Agama yang sejati bukan yang sibuk menjaga simbol, melainkan yang berani terjun ke lumpur kemanusiaan. Menyeka air mata, menyelamatkan nyawa, mengembalikan harapan.
Namun, apa yang kita lihat? Di banyak tempat, simbol agama justru dipakai untuk mengeruk suara politik. Rumah ibadah dijadikan panggung kampanye. Doa dipakai sebagai senjata untuk mengutuk lawan. Kitab suci dipotong-potong untuk menguatkan kebijakan yang menindas.
Inilah ironi zaman: agama yang seharusnya melampaui kepentingan sempit justru dipaksa tunduk pada kekuasaan.
Dan kita, umatnya, sering ikut larut. Kita sibuk membela panji-panji identitas, tapi lupa bahwa ada manusia yang lapar di depan mata. Kita sibuk mendebat ayat di media sosial, tapi lupa bahwa tetangga kita kesulitan membayar sekolah anaknya.
Seni Merawat Perbedaan
Mungkin, yang paling mendesak hari ini bukan sekadar belajar toleransi, melainkan belajar seni merawat perbedaan. Perbedaan agama tidak akan pernah hilang. Bahkan, semakin global dunia ini, semakin nyata kita harus berjumpa dengannya.

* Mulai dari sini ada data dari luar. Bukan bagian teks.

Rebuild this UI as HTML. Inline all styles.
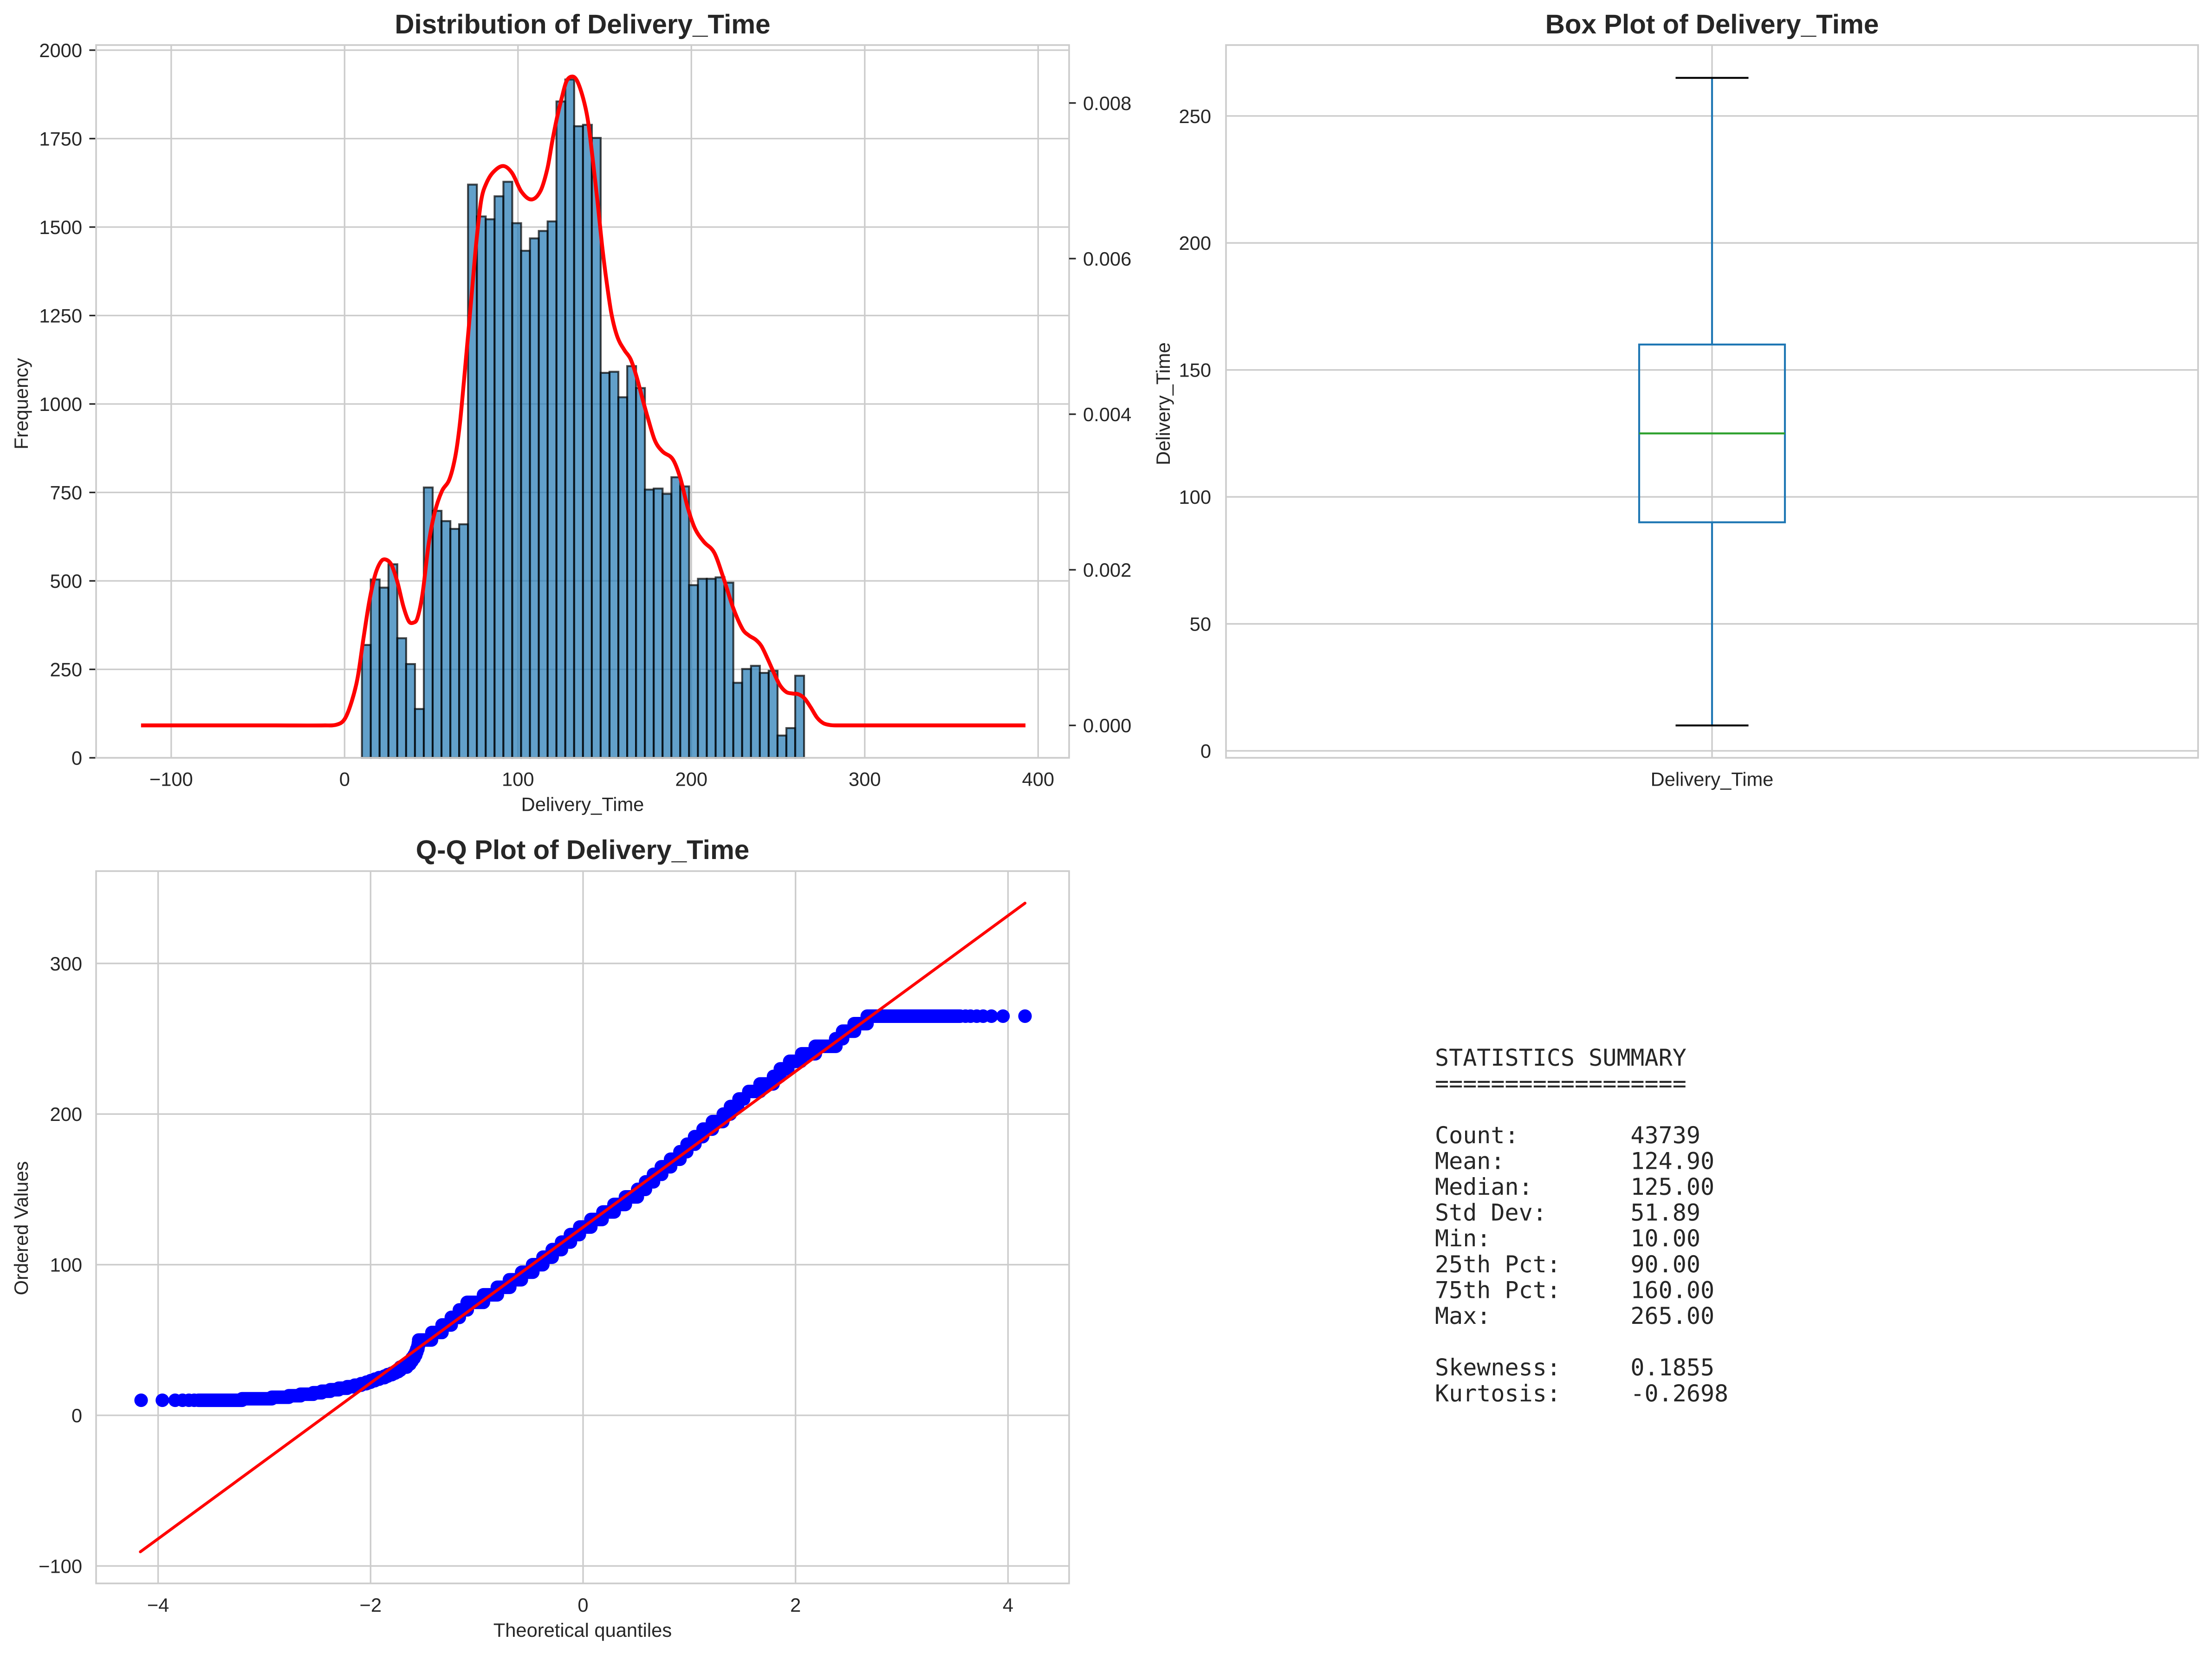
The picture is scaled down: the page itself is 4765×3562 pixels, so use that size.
<!DOCTYPE html>
<html lang="en">
<head>
<meta charset="utf-8">
<title>Delivery_Time distribution analysis</title>
<style>
  html, body { margin: 0; padding: 0; background: #ffffff; }
  svg { display: block; text-rendering: geometricPrecision; }
  text { font-family: "Liberation Sans", Arial, sans-serif; fill: #262626; }
  .tick { font-size: 41.67px; }
  .label { font-size: 41.67px; }
  .title { font-size: 58.33px; font-weight: bold; text-anchor: middle; }
  .mono { font-family: "DejaVu Sans Mono", "Liberation Mono", monospace; font-size: 50px; white-space: pre; }
</style>
</head>
<body>
<svg id="figure" xmlns="http://www.w3.org/2000/svg" width="4765" height="3562" viewBox="0 0 4765 3562">
  <rect x="0" y="0" width="4765" height="3562" fill="#ffffff"/>
  <g id="hist-panel"></g>
  <g id="box-panel"></g>
  <g id="qq-panel"></g>
  <g class="stats">
    <text class="mono" xml:space="preserve" x="3091" y="2295">STATISTICS SUMMARY</text>
    <text class="mono" xml:space="preserve" x="3091" y="2350.6">==================</text>
    <text class="mono" xml:space="preserve" x="3091" y="2461.8">Count:        43739</text>
    <text class="mono" xml:space="preserve" x="3091" y="2517.4">Mean:         124.90</text>
    <text class="mono" xml:space="preserve" x="3091" y="2573">Median:       125.00</text>
    <text class="mono" xml:space="preserve" x="3091" y="2628.6">Std Dev:      51.89</text>
    <text class="mono" xml:space="preserve" x="3091" y="2684.2">Min:          10.00</text>
    <text class="mono" xml:space="preserve" x="3091" y="2739.8">25th Pct:     90.00</text>
    <text class="mono" xml:space="preserve" x="3091" y="2795.4">75th Pct:     160.00</text>
    <text class="mono" xml:space="preserve" x="3091" y="2851">Max:          265.00</text>
    <text class="mono" xml:space="preserve" x="3091" y="2962.2">Skewness:     0.1855</text>
    <text class="mono" xml:space="preserve" x="3091" y="3017.8">Kurtosis:     -0.2698</text>
  </g>
</svg>
<script>
// ---------- Histogram data ----------
const histMin = 10;
const histMax = 265;
const binCounts = [319,504,481,547,338,265,138,764,698,669,647,660,1620,1530,1522,1587,1628,1511,1433,1468,1489,1516,1855,1917,1785,1789,1752,1088,1091,1019,1107,1045,758,761,746,793,767,488,506,506,510,495,212,251,260,240,246,63,84,232];
const histXTicks = [-100,0,100,200,300,400];
const histYTicks = [0,250,500,750,1000,1250,1500,1750,2000];
const densityTicks = ["0.000","0.002","0.004","0.006","0.008"];
const kdeX = [-117.4,-40,-11.3,-4.5,0,4,7.5,10.9,14.3,17.7,21.1,24,27.1,30.5,33.9,37,39.6,42,45,48.4,51.9,56.1,60.4,63.8,66.4,68.9,72,74,76.1,78.8,81.6,85.7,91.5,96.6,102,107.8,113,117,119.8,122.5,125.3,128,131.4,134.2,137.6,140.3,143,145.8,148.5,151.2,154,157.4,161.5,164.9,168.3,172.4,174.8,179,183.4,189.3,193.6,197.9,202.1,207.2,213.2,218.3,224.3,229.6,233.2,237.2,240.4,243.9,247.5,251,254.7,258.2,261.8,265.3,268.9,272.5,276,279.6,283.2,392.7];
const kdeDensity = [0,0,0,0.00001,0.00008,0.0003,0.00061,0.00112,0.0016,0.00194,0.00211,0.00213,0.00206,0.00184,0.00153,0.00134,0.00132,0.00138,0.0017,0.00232,0.00273,0.00301,0.00316,0.00345,0.00386,0.00444,0.00521,0.00572,0.00624,0.00675,0.00696,0.00711,0.00719,0.0071,0.00686,0.00676,0.00687,0.00716,0.00751,0.00781,0.00807,0.00828,0.00834,0.00828,0.00806,0.00778,0.0073,0.00675,0.00617,0.00569,0.00528,0.00499,0.00482,0.00471,0.00449,0.00415,0.00396,0.00366,0.00352,0.00342,0.00318,0.0028,0.00253,0.00236,0.00222,0.00191,0.0015,0.001235,0.001156,0.0011,0.00102,0.00086,0.00068,0.00052,0.00043,0.00041,0.0004,0.000346,0.00023,0.0001,0.00003,0.000006,0,0];

// ---------- Box plot data ----------
const boxWhiskerLow = 10;
const boxQ1 = 90;
const boxMedian = 125;
const boxQ3 = 160;
const boxWhiskerHigh = 265;
const boxYTicks = [0,50,100,150,200,250];

// ---------- Q-Q data ----------
const qqRunValue = [10,11,12,13,14,15,16,17,18,19,20,21,22,23,24,25,26,27,28,29,30,32,34,36,38,40,42,44,46,48,50,55,60,65,70,75,80,85,90,95,100,105,110,115,120,125,130,135,140,145,150,155,160,165,170,175,180,185,190,195,200,205,210,215,220,225,230,235,240,245,250,255,260,265];
const qqRunStart = [-3.62,-3.21,-2.93,-2.77,-2.66,-2.54,-2.46,-2.38,-2.30,-2.22,-2.15,-2.09,-2.04,-2.0,-1.96,-1.92,-1.87,-1.84,-1.80,-1.77,-1.74,-1.72,-1.66,-1.63,-1.61,-1.59,-1.575,-1.565,-1.555,-1.55,-1.547,-1.423,-1.327,-1.24,-1.164,-1.091,-0.937,-0.807,-0.693,-0.578,-0.475,-0.377,-0.29,-0.202,-0.119,-0.031,0.074,0.187,0.291,0.399,0.514,0.589,0.663,0.737,0.824,0.912,0.979,1.05,1.13,1.218,1.32,1.388,1.468,1.56,1.666,1.793,1.857,1.945,2.058,2.186,2.378,2.443,2.552,2.675];
const qqRunEnd = [-3.21,-2.93,-2.77,-2.66,-2.54,-2.46,-2.38,-2.30,-2.22,-2.15,-2.09,-2.04,-2.0,-1.96,-1.92,-1.87,-1.84,-1.80,-1.77,-1.74,-1.72,-1.66,-1.63,-1.61,-1.59,-1.575,-1.565,-1.555,-1.55,-1.547,-1.427,-1.328,-1.241,-1.165,-1.09,-0.938,-0.807,-0.69,-0.581,-0.473,-0.379,-0.291,-0.204,-0.119,-0.035,0.073,0.179,0.293,0.398,0.511,0.587,0.663,0.74,0.824,0.912,0.976,1.053,1.126,1.216,1.315,1.385,1.454,1.512,1.665,1.789,1.853,1.927,2.05,2.186,2.38,2.443,2.555,2.673,3.55];
const qqLowTailT = [-4.16,-3.96,-3.84,-3.77,-3.71,-3.66];
const qqLowTailV = [10,10,10,10,10,10];
const qqHighTailT = [3.6,3.647,3.706,3.766,3.844,3.953,4.16];
const qqHighTailV = [265,265,265,265,265,265,265];
const qqFitT = [-4.167,4.16];
const qqFitV = [-90.6,340];
const qqXTicks = [-4,-2,0,2,4];
const qqYTicks = [-100,0,100,200,300];

// ---------- Axis functions ----------
const SVGNS = "http://www.w3.org/2000/svg";
const histX = v => 742.3 + 3.735 * v;
const histY = v => 1632 - 0.762 * v;
const densityY = d => 1562.2 - 167550 * d;
const boxY = v => 1617 - 5.469 * v;
const qqX = t => 1256 + 228.85 * t;
const qqY = v => 3048 - 3.244 * v;
const HIST = { l: 207, r: 2303, t: 97, b: 1632 };
const BOX = { l: 2641, r: 4735, t: 97, b: 1632 };
const QQ = { l: 207, r: 2303, t: 1876, b: 3410 };
const BOX_CX = (BOX.l + BOX.r) / 2;
const fmtMinus = v => String(v).replace("-", "\u2212");

function shape(parent, tag, attrs) {
  const el = document.createElementNS(SVGNS, tag);
  for (const k in attrs) el.setAttribute(k, attrs[k]);
  parent.appendChild(el);
  return el;
}
function gridLine(parent, x1, y1, x2, y2) {
  return shape(parent, "line", { x1, y1, x2, y2, stroke: "#cccccc", "stroke-width": 3.33 });
}
function tickMark(parent, x1, y1, x2, y2) {
  return shape(parent, "line", { x1, y1, x2, y2, stroke: "#262626", "stroke-width": 3.33 });
}
function label(parent, cls, x, y, anchor, str, rot) {
  const el = shape(parent, "text", { class: cls, x, y, "text-anchor": anchor });
  if (rot) el.setAttribute("transform", "rotate(-90 " + x + " " + y + ")");
  el.textContent = str;
  return el;
}
function frame(parent, a) {
  return shape(parent, "rect", { x: a.l, y: a.t, width: a.r - a.l, height: a.b - a.t, fill: "none", stroke: "#cccccc", "stroke-width": 3.6 });
}
function smoothPath(xs, ys) {
  const n = xs.length;
  const slope = i => {
    const a = Math.max(0, i - 1), b = Math.min(n - 1, i + 1);
    return (ys[b] - ys[a]) / (xs[b] - xs[a]);
  };
  let d = "M" + xs[0].toFixed(2) + " " + ys[0].toFixed(2);
  for (let i = 0; i < n - 1; i++) {
    const h = xs[i + 1] - xs[i];
    const c1x = xs[i] + h / 3, c1y = ys[i] + slope(i) * h / 3;
    const c2x = xs[i + 1] - h / 3, c2y = ys[i + 1] - slope(i + 1) * h / 3;
    d += "C" + c1x.toFixed(2) + " " + c1y.toFixed(2) + " " + c2x.toFixed(2) + " " + c2y.toFixed(2) + " " + xs[i + 1].toFixed(2) + " " + ys[i + 1].toFixed(2);
  }
  return d;
}

// ---------- Histogram panel ----------
const hp = document.getElementById("hist-panel");
histXTicks.forEach(v => {
  const g = gridLine(hp, histX(v), HIST.t, histX(v), HIST.b);
  
  
  const t = label(hp, "tick", histX(v), 1692.5, "middle", fmtMinus(v));
  
  
});
histYTicks.forEach(v => {
  const g = gridLine(hp, HIST.l, histY(v), HIST.r, histY(v));
  
  
  const m = tickMark(hp, HIST.l - 14.6, histY(v), HIST.l, histY(v));
  
  
  const t = label(hp, "tick", 177, histY(v) + 15, "end", String(v));
  
  
});
const binWidth = (histMax - histMin) / binCounts.length;
binCounts.forEach((c, i) => {
  const x0 = histX(histMin + i * binWidth);
  const x1 = histX(histMin + (i + 1) * binWidth);
  const bar = shape(hp, "rect", { x: x0, y: histY(c), width: x1 - x0, height: histY(0) - histY(c), fill: "#1f77b4", "fill-opacity": 0.7, stroke: "#000000", "stroke-opacity": 0.7, "stroke-width": 4.17 });
  
  
});
const hf = frame(hp, HIST);


const kde = shape(hp, "path", { d: smoothPath(kdeX.map(histX), kdeDensity.map(densityY)), fill: "none", stroke: "#ff0000", "stroke-width": 8.33, "stroke-linejoin": "round", "stroke-linecap": "butt" });


densityTicks.forEach(s => {
  const y = densityY(parseFloat(s));
  const m = tickMark(hp, HIST.r, y, HIST.r + 14.6, y);
  
  
  const t = label(hp, "tick", 2333, y + 15, "start", s);
  
  
});
const ht = label(hp, "title", (HIST.l + HIST.r) / 2, 72, "middle", "Distribution of Delivery_Time");


const hxl = label(hp, "label", (HIST.l + HIST.r) / 2, 1746.7, "middle", "Delivery_Time");


const hyl = label(hp, "label", 60, (HIST.t + HIST.b) / 2 + 5, "middle", "Frequency", true);



// ---------- Box plot panel ----------
const bp = document.getElementById("box-panel");
boxYTicks.forEach(v => {
  const g = gridLine(bp, BOX.l, boxY(v), BOX.r, boxY(v));
  
  
  const t = label(bp, "tick", 2609, boxY(v) + 15, "end", String(v));
  
  
});
const bvg = gridLine(bp, BOX_CX, BOX.t, BOX_CX, BOX.b);


const bf = frame(bp, BOX);


const BOX_W = 314, CAP_W = 157;
const whiskerLow = shape(bp, "line", { x1: BOX_CX, x2: BOX_CX, y1: boxY(boxQ1), y2: boxY(boxWhiskerLow), stroke: "#1f77b4", "stroke-width": 4.17 });


const whiskerHigh = shape(bp, "line", { x1: BOX_CX, x2: BOX_CX, y1: boxY(boxQ3), y2: boxY(boxWhiskerHigh), stroke: "#1f77b4", "stroke-width": 4.17 });


const capLow = shape(bp, "line", { x1: BOX_CX - CAP_W / 2, x2: BOX_CX + CAP_W / 2, y1: boxY(boxWhiskerLow), y2: boxY(boxWhiskerLow), stroke: "#000000", "stroke-width": 4.17 });


const capHigh = shape(bp, "line", { x1: BOX_CX - CAP_W / 2, x2: BOX_CX + CAP_W / 2, y1: boxY(boxWhiskerHigh), y2: boxY(boxWhiskerHigh), stroke: "#000000", "stroke-width": 4.17 });


const boxRect = shape(bp, "rect", { x: BOX_CX - BOX_W / 2, y: boxY(boxQ3), width: BOX_W, height: boxY(boxQ1) - boxY(boxQ3), fill: "none", stroke: "#1f77b4", "stroke-width": 4.17 });


const medianLine = shape(bp, "line", { x1: BOX_CX - BOX_W / 2, x2: BOX_CX + BOX_W / 2, y1: boxY(boxMedian), y2: boxY(boxMedian), stroke: "#2ca02c", "stroke-width": 4.17 });


const bt = label(bp, "title", BOX_CX, 72, "middle", "Box Plot of Delivery_Time");


const bxt = label(bp, "tick", BOX_CX, 1692.5, "middle", "Delivery_Time");


const byl = label(bp, "label", 2520, (BOX.t + BOX.b) / 2 + 5, "middle", "Delivery_Time", true);



// ---------- Q-Q panel ----------
const qp = document.getElementById("qq-panel");
qqXTicks.forEach(v => {
  const g = gridLine(qp, qqX(v), QQ.t, qqX(v), QQ.b);
  
  
  const t = label(qp, "tick", qqX(v), 3471, "middle", fmtMinus(v));
  
  
});
qqYTicks.forEach(v => {
  const g = gridLine(qp, QQ.l, qqY(v), QQ.r, qqY(v));
  
  
  const t = label(qp, "tick", 177, qqY(v) + 15, "end", fmtMinus(v));
  
  
});
const qf = frame(qp, QQ);


const DOT_D = 29.2;
qqLowTailT.forEach((t, i) => {
  const c = shape(qp, "circle", { cx: qqX(t), cy: qqY(qqLowTailV[i]), r: DOT_D / 2, fill: "#0000ff" });
  
  
});
qqRunValue.forEach((v, i) => {
  const run = shape(qp, "line", { x1: qqX(qqRunStart[i]), x2: qqX(qqRunEnd[i]), y1: qqY(v), y2: qqY(v), stroke: "#0000ff", "stroke-width": DOT_D, "stroke-linecap": "round" });
  
  
});
qqHighTailT.forEach((t, i) => {
  const c = shape(qp, "circle", { cx: qqX(t), cy: qqY(qqHighTailV[i]), r: DOT_D / 2, fill: "#0000ff" });
  
  
});
const fit = shape(qp, "line", { x1: qqX(qqFitT[0]), y1: qqY(qqFitV[0]), x2: qqX(qqFitT[1]), y2: qqY(qqFitV[1]), stroke: "#ff0000", "stroke-width": 6.25, "stroke-linecap": "round" });


const qt = label(qp, "title", (QQ.l + QQ.r) / 2, 1850, "middle", "Q-Q Plot of Delivery_Time");


const qxl = label(qp, "label", (QQ.l + QQ.r) / 2, 3525, "middle", "Theoretical quantiles");


const qyl = label(qp, "label", 60, (QQ.t + QQ.b) / 2 + 2, "middle", "Ordered Values", true);


</script>
</body>
</html>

Maka, seni itu harus dimulai dari hal sederhana: berani mendengar, berani hadir, berani menolong. Tak perlu menunggu forum resmi atau konferensi megah. Cukup dari sikap sehari-hari: menengok tetangga yang sakit meski beda agama, menjaga lingkungan bersama meski berbeda keyakinan, saling menolong saat bencana tanpa bertanya “kamu dari iman apa”.
Itulah seni yang sering hilang: kesediaan untuk melihat manusia lain sebagai manusia, sebelum melihat label agamanya.
Hari ini, agama berada di persimpangan. Ia bisa menjadi cahaya yang menuntun manusia keluar dari krisis, atau menjadi api yang membakar habis ikatan sosial.
Pilihan ada pada kita: apakah kita menjadikan agama sebagai pagar eksklusif, atau sebagai jembatan yang menghubungkan. Apakah kita sibuk dengan klaim kebenaran, atau berani melangkah menuju kepedulian.
Pada akhirnya, sejarah tidak akan menilai siapa yang paling benar dalam berdebat. Sejarah hanya akan mengingat siapa yang paling peduli terhadap sesama.
Dan mungkin, itulah inti dari semua agama: membuat kita lebih manusiawi.